Viral shedding has been shown to be prolonged in hospitalized patients with seasonal influenza (Lee CID) and in 2009 H1N1 infections(58,59). In one study, approximately one-third of patients continued to shed live virus at least 1-week after symptom onset (59). In another, 47% of patients continued to shed virus for 7 days or more; 8% for greater than 10 days following symptom onset, despite therapy with oseltamivir (58). Thus, durations of neuraminidase inhibitor therapy longer than 5 days may be appropriate and many jurisdictions are currently recommending therapy for 10 days for H1N1-related critical illness.

We advocate that these adjunctive therapies ideally be used in the context of a clinical trial.

With respect to infection prevention and control related to mode of ventilatory assistance, there is no overwhelming evidence to promote or deny particular modes.
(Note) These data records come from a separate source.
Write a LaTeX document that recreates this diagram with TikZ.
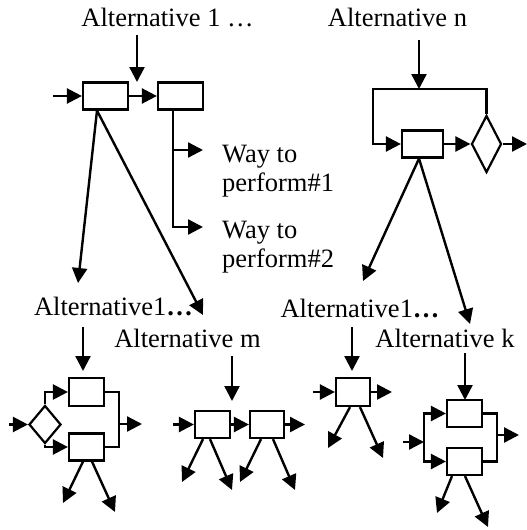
\documentclass[tikz,border=0pt]{standalone}
\usepackage{fontspec}
\setmainfont{Liberation Serif}
\usetikzlibrary{arrows.meta,shapes.geometric,calc}
\begin{document}
\begin{tikzpicture}[x=1pt,y=-1pt,
  ln/.style={line width=2.4pt},
  arr/.style={line width=2.4pt,-{Triangle[length=15pt,width=15pt]}},
  bx/.style={draw,line width=2.2pt,rectangle,inner sep=0pt,minimum width=45pt,minimum height=27pt},
  sbx/.style={draw,line width=2.2pt,rectangle,inner sep=0pt,minimum width=35pt,minimum height=27pt},
  dia/.style={draw,line width=2.2pt,diamond,inner sep=0pt},
  lbl/.style={font=\fontsize{26.5}{29}\selectfont,inner sep=0pt,anchor=base},
  way/.style={font=\fontsize{26.5}{29}\selectfont,inner sep=0pt,anchor=north west,align=left},
]
\useasboundingbox (0,0) rectangle (527,530);

% ---------- top left ----------
\node[lbl] (L1) at (167.5,27) {Alternative 1 …};
\node[bx] (A1) at (105.5,96) {};
\node[bx] (A2) at (180.5,96) {};
\coordinate (t1) at (137,35);
\coordinate (t1e) at (137,82);
\draw[arr] (t1) -- (t1e);
\coordinate (a1in) at (53,96);
\draw[arr] (a1in) -- (A1.west);
\draw[arr] (A1) -- (A2);
\coordinate (b1) at ($(A2.south)+(-7.5,0)$);
\coordinate (w1a) at (203,150);
\coordinate (w2a) at (203,227);
\draw[arr] (b1) |- (w2a);
\draw[arr] (b1 |- w1a) -- (w1a);
\node[way] (W1) at (222,144.5) {Way to\\perform\#1};
\node[way] (W2) at (222,220.5) {Way to\\perform\#2};
\coordinate (s1) at ($(A1.south)+(-8.5,0)$);
\coordinate (tipL) at (78,283);
\coordinate (tipR) at (203,315);
\draw[arr] (s1) -- (tipL);
\draw[arr] (s1) -- (tipR);

% ---------- top right ----------
\node[lbl] (Ln) at (397.5,27) {Alternative n};
\node[bx,minimum width=41pt] (N) at (422.5,144) {};
\node[dia,minimum width=30pt,minimum height=57pt] (D) at (486.5,144) {};
\coordinate (tn) at (419,40);
\coordinate (tne) at (419,89);
\draw[arr] (tn) -- (tne);
\coordinate (lp) at (373,89);
\draw[arr] (D.north) |- (lp) |- (N.west);
\draw[arr] (N) -- (D);
\coordinate (dout) at (527,144);
\draw[arr] (D.east) -- (dout);
\coordinate (s2) at ($(N.south)+(-3.5,0)$);
\coordinate (tipL2) at (363,281);
\coordinate (tipR2) at (470,324);
\draw[arr] (s2) -- (tipL2);
\draw[arr] (s2) -- (tipR2);

% ---------- group 1 (bottom left) ----------
\node[lbl] (G1) at (113.5,315) {Alternative1\textbf{…}};
\node[sbx,minimum height=28pt] (B1) at (86.5,392) {};
\node[sbx] (B2) at (86.5,447) {};
\node[dia,minimum width=32pt,minimum height=38pt] (D1) at (45,424.5) {};
\coordinate (g1t) at (83,327);
\coordinate (g1te) at (83,371);
\draw[arr] (g1t) -- (g1te);
\coordinate (g1in) at (9,424.5);
\draw[arr] (g1in) -- (D1.west);
\draw[arr] (D1.north) |- (B1.west);
\draw[arr] (D1.south) |- (B2.west);
\coordinate (j1) at (119,424);
\coordinate (j1o) at (142,424);
\draw[ln] (B1.east) -| (j1) |- (B2.east);
\draw[arr] (j1) -- (j1o);
\coordinate (g1s1) at ($(B2.south)+(-3.5,0)$);
\coordinate (g1s2) at ($(B2.south)+(5.5,0)$);
\coordinate (g1e1) at (63,503);
\coordinate (g1e2) at (115,512);
\draw[arr] (g1s1) -- (g1e1);
\draw[arr] (g1s2) -- (g1e2);

% ---------- group 2 (alternative m) ----------
\node[lbl] (G2) at (187.5,347) {Alternative m};
\node[sbx] (M1) at (212.5,424.5) {};
\node[sbx,minimum width=34pt] (M2) at (267,424.5) {};
\coordinate (g2t) at (232,356);
\coordinate (g2te) at (232,401);
\draw[arr] (g2t) -- (g2te);
\coordinate (g2in) at (173,424.5);
\draw[arr] (g2in) -- (M1.west);
\draw[arr] (M1) -- (M2);
\coordinate (g2out) at (305,424.5);
\draw[arr] (M2.east) -- (g2out);
\coordinate (m1s1) at ($(M1.south)+(-9.5,0)$);
\coordinate (m1s2) at ($(M1.south)+(-2.5,0)$);
\coordinate (m2s1) at ($(M2.south)+(-6,0)$);
\coordinate (m2s2) at ($(M2.south)+(6,0)$);
\coordinate (m1e1) at (182,482);
\coordinate (m1e2) at (232,490);
\coordinate (m2e1) at (240,482);
\coordinate (m2e2) at (295,490);
\draw[arr] (m1s1) -- (m1e1);
\draw[arr] (m1s2) -- (m1e2);
\draw[arr] (m2s1) -- (m2e1);
\draw[arr] (m2s2) -- (m2e2);

% ---------- group 3 ----------
\node[lbl] (G3) at (360,317) {Alternative1\textbf{…}};
\node[sbx,minimum width=34pt,minimum height=28pt] (C1) at (353,392) {};
\coordinate (g3t) at (352,327);
\coordinate (g3te) at (352,371);
\draw[arr] (g3t) -- (g3te);
\coordinate (g3in) at (313,392);
\draw[arr] (g3in) -- (C1.west);
\coordinate (g3out) at (392,392);
\draw[arr] (C1.east) -- (g3out);
\coordinate (c1s1) at ($(C1.south)+(-3,0)$);
\coordinate (c1s2) at ($(C1.south)+(7,0)$);
\coordinate (c1e1) at (328,448);
\coordinate (c1e2) at (383,458);
\draw[arr] (c1s1) -- (c1e1);
\draw[arr] (c1s2) -- (c1e2);

% ---------- group 4 (alternative k) ----------
\node[lbl] (G4) at (445,347) {Alternative k};
\node[sbx] (K1) at (464.5,413.5) {};
\node[sbx] (K2) at (464.5,461.5) {};
\coordinate (g4t) at (465,353);
\coordinate (g4te) at (465,400);
\draw[arr] (g4t) -- (g4te);
\coordinate (g4in) at (403,442);
\coordinate (f) at (424,442);
\draw[arr] (g4in) -- (f);
\draw[arr] (f) |- (K1.west);
\draw[arr] (f) |- (K2.west);
\coordinate (j4) at (497,435);
\coordinate (j4o) at (519,435);
\draw[ln] (K1.east) -| (j4) |- (K2.east);
\draw[arr] (j4) -- (j4o);
\coordinate (k2s1) at ($(K2.south)+(-12.5,0)$);
\coordinate (k2s2) at ($(K2.south)+(0.5,0)$);
\coordinate (k2e1) at (437,513);
\coordinate (k2e2) at (488,527);
\draw[arr] (k2s1) -- (k2e1);
\draw[arr] (k2s2) -- (k2e2);
\end{tikzpicture}
\end{document}
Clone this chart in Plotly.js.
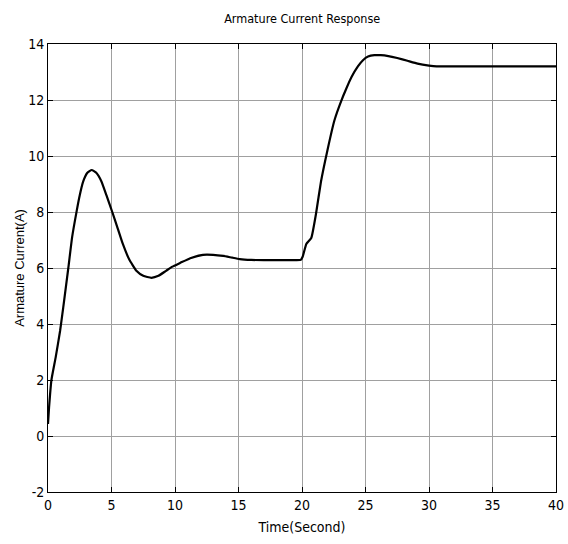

During the SARS outbreak, which was associated with a much greater degree of nosocomial spread than seasonal influenza, there was concern that non-invasive and high frequency oscillatory ventilation may promote excess aerosolization of viral laden particles and place surrounding patients and staff at risk. Limited evidence suggests that the process of endotracheal intubation, especially in an uncontrolled setting, may be associated with increased risk of acquiring infection; however, this risk is mitigated extensively if adequate personal protective equipment is worn (77,78). Patients with H1N1-related ARDS are unlikely to have a quickly reversible lung injury, and prior studies suggest that non-invasive ventilation is unlikely to provide definitive ventilation support and obviate the need for invasive support for these patients (79). This, coupled with the potential risk of increased aerosolization, leads us to recommend against prolonged non-invasive ventilation. Although HFOV may also generate substantial aerosol, this concern may be mitigated by rapid piston shut-down with disconnections and loss of pressure in the circuit. Most HFO circuits can also be equipped with bacterial viral filters and a scavenger system to the exhalation port that further mitigates risk.